NPR's broadcast audience surges. Can it do the same online?

25.03.2009
"At a time when newspapers, magazines and TV news continue to lose readers and viewers," writes Washington Post reporter Paul Farhi, "the audience for NPR's daily news programs, including Morning Edition and All Things Considered, reached a record last year ... The cumulative audience for its daily news programs hit 20.9 million a week, a 9 percent increase over the previous year." Arbitron ratings show NPR's audience up nearly 50 percent since the year 2000.

That's great for radio listeners, but can the public broadcaster achieve a similar degree of success online?

Nielsen ratings claim NPR's Web audience jumped 32% from 2007 to 2008, partly due to the 2008 Presidential election. But even then, the 4.3 million monthly NPR visitors estimated by Nielsen for 2008 puts it on par with second-tier newspapers like the New York Post and San Francisco Chronicle. MSNBC and CNN tout Nielsen ratings ten times the size of NPR.

Farhi reports that NPR's broadcast audience keeps growing largely because local radio stations are cutting back on news reporting, for lack of budgets to pay for gathering and broadcasting news stories. Producing news shows costs much more than playing music, or airing syndicated talk shows. NPR's foreign correspondents at 18 separate bureaus outside America are nearly unchallenged by other radio or TV outlets. Despite declining revenues, NPR continues to crank out news coverage that local stations just can't match.

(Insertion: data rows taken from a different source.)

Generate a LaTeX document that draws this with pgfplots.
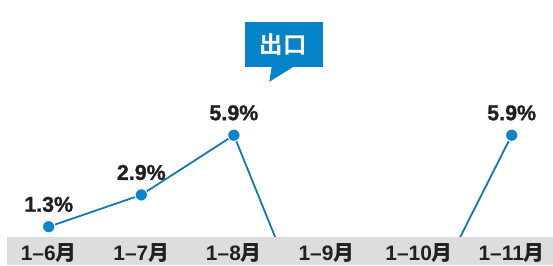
\documentclass[border=0pt]{standalone}
\usepackage{fontspec}
\setmainfont{Liberation Sans}
\newfontfamily\cjkb{Noto Sans CJK SC Bold}
\newfontfamily\heavy{Liberation Sans Bold}[FakeBold=1.2]
\usepackage{pgfplots}
\pgfplotsset{compat=1.18}
\definecolor{linec}{HTML}{1577AA}
\definecolor{dotc}{HTML}{0786CE}
\definecolor{bandc}{HTML}{DCDDDE}
\definecolor{callc}{HTML}{0683C9}
\definecolor{txt}{HTML}{231F20}
\newcommand\tl[1]{\fontsize{21}{21}\selectfont\bfseries 1–#1{\cjkb 月}}
\begin{document}
\begin{tikzpicture}
\begin{axis}[
  scale only axis, width=553bp, height=264bp,
  xmin=-0.526, xmax=5.446, ymin=-0.578, ymax=12.69,
  axis line style={draw=none}, major tick length=0pt,
  axis on top,
  /pgf/number format/assume math mode=true,
  ytick=\empty, xtick={0,1,2,3,4,5},
  xticklabels={\tl{6},\tl{7},\tl{8},\tl{9},\tl{10},\tl{11}},
  xticklabel style={anchor=base, yshift=4bp, text=txt},
  clip=true,
]
\addplot[linec, line width=1.8bp] coordinates {(0,1.3)(1,2.9)(2,5.9)(3,-5.6)(4,-3.3)(5,5.9)};
\addplot[only marks, mark=*, mark size=6.2bp, mark options={fill=dotc, draw=white, line width=1bp},
  point meta=explicit,
  nodes near coords={\pgfmathprintnumber[fixed,precision=1,fixed zerofill]{\pgfplotspointmeta}\%},
  nodes near coords style={anchor=base, yshift=15bp, font=\fontsize{21.5}{22}\selectfont\heavy, text=txt}]
  coordinates {(0,1.3)[1.3] (1,2.9)[2.9] (2,5.9)[5.9] (5,5.9)[5.9]};
\fill[bandc] (rel axis cs:0.0132,-0.05) rectangle (rel axis cs:1.01,0.1034);
\fill[callc] (rel axis cs:0.443,0.746) rectangle (rel axis cs:0.5846,0.9178);
\fill[callc] (rel axis cs:0.4913,0.747) -- (rel axis cs:0.487,0.6905) -- (rel axis cs:0.5304,0.747) -- cycle;
\node[text=white, font=\fontsize{23.5}{24}\selectfont\cjkb] at (rel axis cs:0.5123,0.8333) {出口};
\end{axis}
\end{tikzpicture}
\end{document}
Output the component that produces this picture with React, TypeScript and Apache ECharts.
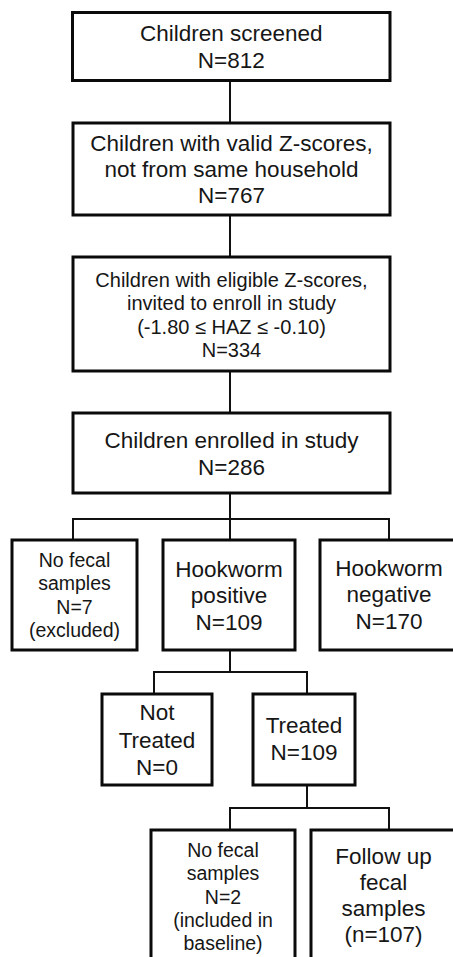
import React, { useEffect, useRef } from "react";
import * as echarts from "echarts";

// ---- Data (flowchart contents) ----
const nodeTitles: string[] = [
  "Children screened",
  "Children with valid Z-scores,\nnot from same household",
  "Children with eligible Z-scores,\ninvited to enroll in study\n(-1.80 \u2264 HAZ \u2264 -0.10)",
  "Children enrolled in study",
  "No fecal\nsamples",
  "Hookworm\npositive",
  "Hookworm\nnegative",
  "Not\nTreated",
  "Treated",
  "No fecal\nsamples",
  "Follow up\nfecal\nsamples",
];
const countPrefix: string[] = ["N=", "N=", "N=", "N=", "N=", "N=", "N=", "N=", "N=", "N=", "(n="];
const nodeCounts: number[] = [812, 767, 334, 286, 7, 109, 170, 0, 109, 2, 107];
const nodeNotes: string[] = ["", "", "", "", "(excluded)", "", "", "", "", "(included in\nbaseline)", ""];
// parent index for each node (-1 = root)
const nodeParents: number[] = [-1, 0, 1, 2, 3, 3, 3, 5, 5, 8, 8];

// ---- Layout (positions / styles) ----
// box: [left, top, right, bottom], text centre y, font size, line height
const layout: { box: number[]; ty: number; fs: number; lh: number }[] = [
  { box: [72.5, 12.5, 390, 80.5], ty: 46.5, fs: 22.5, lh: 27 },
  { box: [73, 123, 390, 215], ty: 169, fs: 22.5, lh: 26 },
  { box: [73, 257, 390, 371], ty: 315, fs: 20, lh: 23.3 },
  { box: [73, 413, 390, 493], ty: 453.5, fs: 22.5, lh: 27 },
  { box: [12, 540, 137, 650], ty: 595, fs: 19.5, lh: 23.3 },
  { box: [163, 540, 295, 650], ty: 595.5, fs: 22.5, lh: 26.5 },
  { box: [320, 540, 458, 650], ty: 594.5, fs: 22.5, lh: 26.5 },
  { box: [102, 694, 212, 785], ty: 740, fs: 22.5, lh: 27.5 },
  { box: [253, 694, 355, 785], ty: 738.5, fs: 22.5, lh: 27 },
  { box: [151, 830, 295, 975], ty: 896.5, fs: 19.5, lh: 23.3 },
  { box: [311, 830, 456, 975], ty: 895.5, fs: 22.5, lh: 26.3 },
];
// connector anchors for children groups: parent -> { stem x, bar y, child xs }
const forks: Record<number, { sx: number; barY: number; xs: number[] }> = {
  3: { sx: 230, barY: 519, xs: [73, 230, 389] },
  5: { sx: 230, barY: 672, xs: [154, 307] },
  8: { sx: 307, barY: 808, xs: [230, 389] },
};

const FONT = "'Liberation Sans', Arial, Helvetica, sans-serif";

function buildGraphic() {
  const elements: any[] = [];
  // connectors
  for (let i = 0; i < nodeTitles.length; i++) {
    const p = nodeParents[i];
    if (p < 0) continue;
    if (forks[p]) continue;
    const pb = layout[p].box;
    const cb = layout[i].box;
    elements.push({
      type: "line",
      shape: { x1: 230, y1: pb[3], x2: 230, y2: cb[1] },
      style: { stroke: "#111", lineWidth: 2 },
    });
  }
  Object.keys(forks).forEach((k) => {
    const p = Number(k);
    const f = forks[p];
    const pb = layout[p].box;
    const children = nodeParents.map((pp, idx) => (pp === p ? idx : -1)).filter((v) => v >= 0);
    const top = layout[children[0]].box[1];
    elements.push({
      type: "line",
      shape: { x1: f.sx, y1: pb[3], x2: f.sx, y2: f.barY },
      style: { stroke: "#111", lineWidth: 2 },
    });
    elements.push({
      type: "line",
      shape: { x1: f.xs[0] - 1, y1: f.barY, x2: f.xs[f.xs.length - 1] + 1, y2: f.barY },
      style: { stroke: "#111", lineWidth: 2 },
    });
    f.xs.forEach((x) => {
      elements.push({
        type: "line",
        shape: { x1: x, y1: f.barY, x2: x, y2: top },
        style: { stroke: "#111", lineWidth: 2 },
      });
    });
  });
  // boxes and texts
  for (let i = 0; i < nodeTitles.length; i++) {
    const L = layout[i];
    const [l, t, r, b] = L.box;
    elements.push({
      type: "rect",
      shape: { x: l, y: t, width: r - l, height: b - t },
      style: { fill: "#fff", stroke: "#0a0a0a", lineWidth: 3 },
    });
    let txt = nodeTitles[i] + "\n" + countPrefix[i] + nodeCounts[i] + (countPrefix[i].startsWith("(") ? ")" : "");
    if (nodeNotes[i]) txt += "\n" + nodeNotes[i];
    elements.push({
      type: "text",
      x: (l + r) / 2,
      y: L.ty,
      style: {
        text: txt,
        fill: "#161616",
        fontSize: L.fs,
        fontFamily: FONT,
        align: "center",
        verticalAlign: "middle",
        lineHeight: L.lh,
      },
    });
  }
  return elements;
}

export default function App() {
  const ref = useRef<HTMLDivElement>(null);
  useEffect(() => {
    document.body.style.margin = "0";
    if (!ref.current) return;
    const chart = echarts.init(ref.current, undefined, { renderer: "svg" });
    chart.setOption({
      animation: false,
      backgroundColor: "#ffffff",
      graphic: { elements: buildGraphic() },
    });
    return () => chart.dispose();
  }, []);
  return <div ref={ref} style={{ width: 453, height: 957, background: "#fff" }} />;
}
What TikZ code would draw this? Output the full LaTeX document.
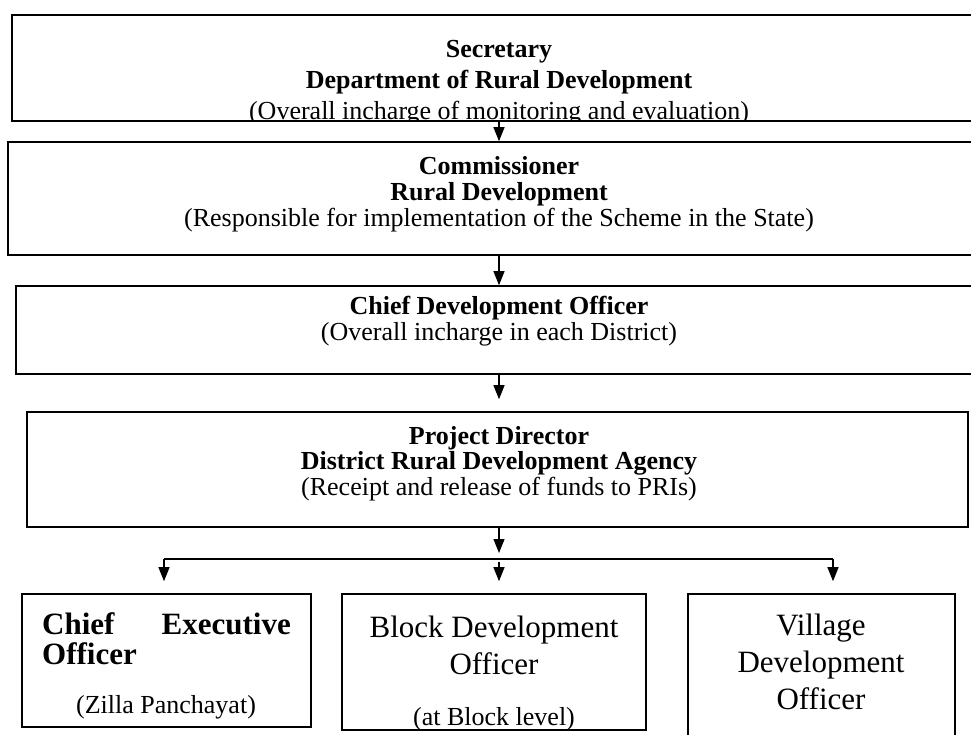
\documentclass[tikz,border=0pt]{standalone}
\usepackage{fontspec}
\setmainfont{Liberation Serif}
\usetikzlibrary{arrows.meta}
\newcommand\mainsz{\fontsize{26}{28}\selectfont}
\newcommand\bigsz{\fontsize{31}{34}\selectfont}
\tikzset{
  box/.style={draw=black, line width=1.6pt, rectangle, inner sep=0pt},
  arr/.style={line width=1.2pt, -{Triangle[length=14pt,width=11pt]}},
  busline/.style={line width=1.4pt},
  tb/.style={font=\mainsz\bfseries, anchor=base, inner sep=0pt},
  tr/.style={font=\mainsz, anchor=base, inner sep=0pt},
  bb/.style={font=\bigsz\bfseries, anchor=base, inner sep=0pt},
  br/.style={font=\bigsz, anchor=base, inner sep=0pt},
}
\begin{document}
\begin{tikzpicture}[x=1pt,y=-1pt]
\useasboundingbox (0,0) rectangle (971,734);
\fill[white] (0,0) rectangle (971,734);
% boxes
\node[box, minimum width=968pt, minimum height=106pt] (b1) at (496,68) {};
\node[box, minimum width=972pt, minimum height=113pt] (b2) at (494,198.5) {};
\node[box, minimum width=964pt, minimum height=88pt] (b3) at (498,330) {};
\node[box, minimum width=941pt, minimum height=115pt] (b4) at (497.5,469.5) {};
\node[box, minimum width=289pt, minimum height=133pt] (c1) at (166.5,660.5) {};
\node[box, minimum width=304pt, minimum height=136pt] (c2) at (494,662) {};
\node[box, minimum width=267pt, minimum height=151pt] (c3) at (821.5,669.5) {};
% texts
\begin{scope}
\clip (b1.north west) rectangle (b1.south east);
\node[tb] (s1) at (499,57) {Secretary};
\node[tb] (s2) at (499,88) {Department of Rural Development};
\node[tr] (s3) at (499,119) {(Overall incharge of monitoring and evaluation)};
\end{scope}
\node[tb] (m1) at (499,174) {Commissioner};
\node[tb] (m2) at (499,200) {Rural Development};
\node[tr] (m3) at (499,226) {(Responsible for implementation of the Scheme in the State)};
\node[tb] (d1) at (499,314) {Chief Development Officer};
\node[tr] (d2) at (499,340) {(Overall incharge in each District)};
\node[tb] (p1) at (499,444) {Project Director};
\node[tb] (p2) at (499,469) {District Rural Development Agency};
\node[tr] (p3) at (499,495) {(Receipt and release of funds to PRIs)};
\node[bb, anchor=base west] (e1) at (42,634) {Chief};
\node[bb, anchor=base east] (e2) at (291,634) {Executive};
\node[bb, anchor=base west] (e3) at (42,664) {Officer};
\node[tr] (e4) at (166,713) {(Zilla Panchayat)};
\node[br] (k1) at (494,637) {Block Development};
\node[br] (k2) at (494,674) {Officer};
\begin{scope}
\clip (c2.north west) rectangle (c2.south east);
\node[tr] (k3) at (494,725) {(at Block level)};
\end{scope}
\node[br] (v1) at (821,635) {Village};
\node[br] (v2) at (821,672) {Development};
\node[br] (v3) at (821,709) {Officer};
% connectors
\coordinate (ax) at (499,0);
\coordinate (bus) at (499,559);
\coordinate (busL) at (164,559);
\coordinate (busR) at (833,559);
\draw[arr] (b1.south -| ax) -- (b2.north -| ax);
\draw[arr] (b2.south -| ax) -- (b3.north -| ax);
\draw[arr] (b3.south -| ax) -- ([yshift=12pt]b4.north -| ax);
\draw[arr] (b4.south -| ax) -- ([yshift=6pt]bus);
\draw[busline] (busL) -- (busR);
\draw[arr] (busL) -- ([yshift=12pt]c1.north -| busL);
\draw[arr] ([yshift=-3pt]bus) -- ([yshift=12pt]c2.north -| bus);
\draw[arr] (busR) -- ([yshift=12pt]c3.north -| busR);
\end{tikzpicture}
\end{document}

Online, though, NPR competes not with a shrinking news media, but a growing one. Whether it's nytimes.com or the Huffington Post, many online news and commentary sites are producing more stories than ever, freed from the relatively high costs of print, radio, or television distribution. Add the vast galaxy of smaller niche sites and blogs, and it's unlikely NPR will be able to win online by simply out-producing the competition. That works well for NPR over the airwaves, but not in the packet and pixel world.